I hate drama in my life. I hate the bitternes of my life. I hate it's cruelty that I wan to get even. Right now I have a throbbing headache. I can't sleep (as always). I think I already had fall into pieces that now it's time to pick up this pieces that of me..

1. My Mind-- it's still ok, I guess
2. My heart-- severely damaged... I need a cardiologist
3. My spine-- OMG, I can still feel.. i still can!
4. My feet-- I can't walk a mile longer knowing at th end of the road it is still me
5. My hands-- What use can they give me now? But hey,they are still mine
6. ... I don't know, I lost a lot of of pieces of me... Help me search for them. THANK YOU.

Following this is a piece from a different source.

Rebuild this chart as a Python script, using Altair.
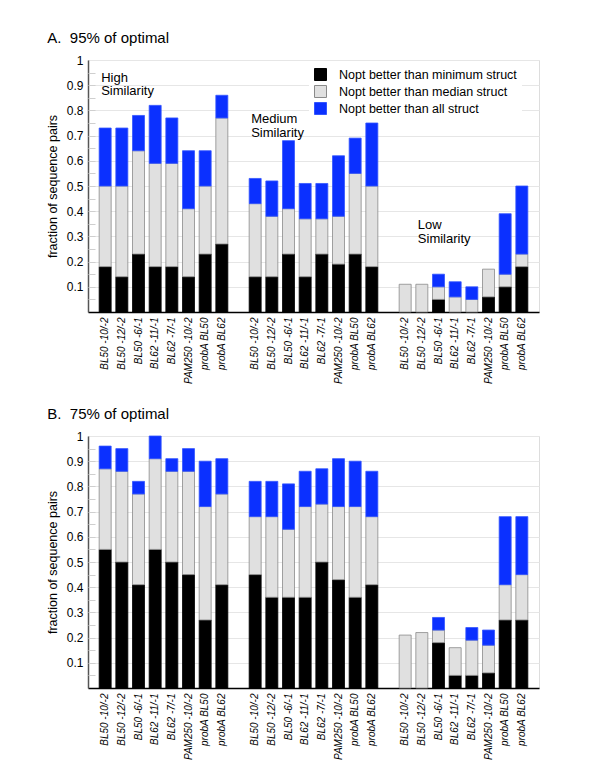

*I still have this throbbing headache, my contact lens are all dried up.. I have no choice but to sleep or to sleep. *
Well, nyt nyt...sleep tyt...

Sunday, June 04, 2006

the poor writer is me..

To write. That is one thing I think of when I am inside the bus and just cannot sleep, when I am in fastffod chain waiting in line, when I'm bored with my teacher's lecture,before I fall ino deep slumber and when... I always wanted to write. I wanted to write but I have a lot of frustrations.

...BeCausE...

I feel like I want to fall into pieces right now. I want to pick each piece of me and put them together once again. I just wabted to because I need to kill time. I don't want to think about the oppurtunities I missed because I was so damn busy doing nothing. Yes, I am always busy doing nothing. Nothing. Nothing. Nothing. I don't know if I made a mess out of doing nothing. Maybe I did, it's just I am still in denial. Not that I am boasting but I know I am made of something else special (well, everyone is) but I was too preoccupied with the thought of being too special that I forgot that I could be worn out anytime soon. I could be a scrap. I am a scrap.
I don't know how to put this into details that you may have the slightest idea of how I feel so weird right now. I do not need sympathy. I need ears. I just want you to know that I had let oppurtunities passed by. I closed doors to their knocks. i became deaf to their calls. Now that I want them back, it seems like I'm chasing the wind. Is it too late? Will you tell me it is not yet too late? Will you?
D.R.E.A.M.S.???
I got a handful of them. You see I sleep a lot that I have a handful of them already. There were even a lot of moments that there was no wall that separates me from my dreams to the reality. It is not because that my reality is a living dream but because my dreams became too stagnant that it became my reality. My dreams did not move. They just became dreams. Dreams because once I open up my eyes I know that I already don't have them. My dreams cannot be put intoreality because I choose to and I do regret. yes, I regret that is why I want to fall into pieces. Right Now. NOW!!!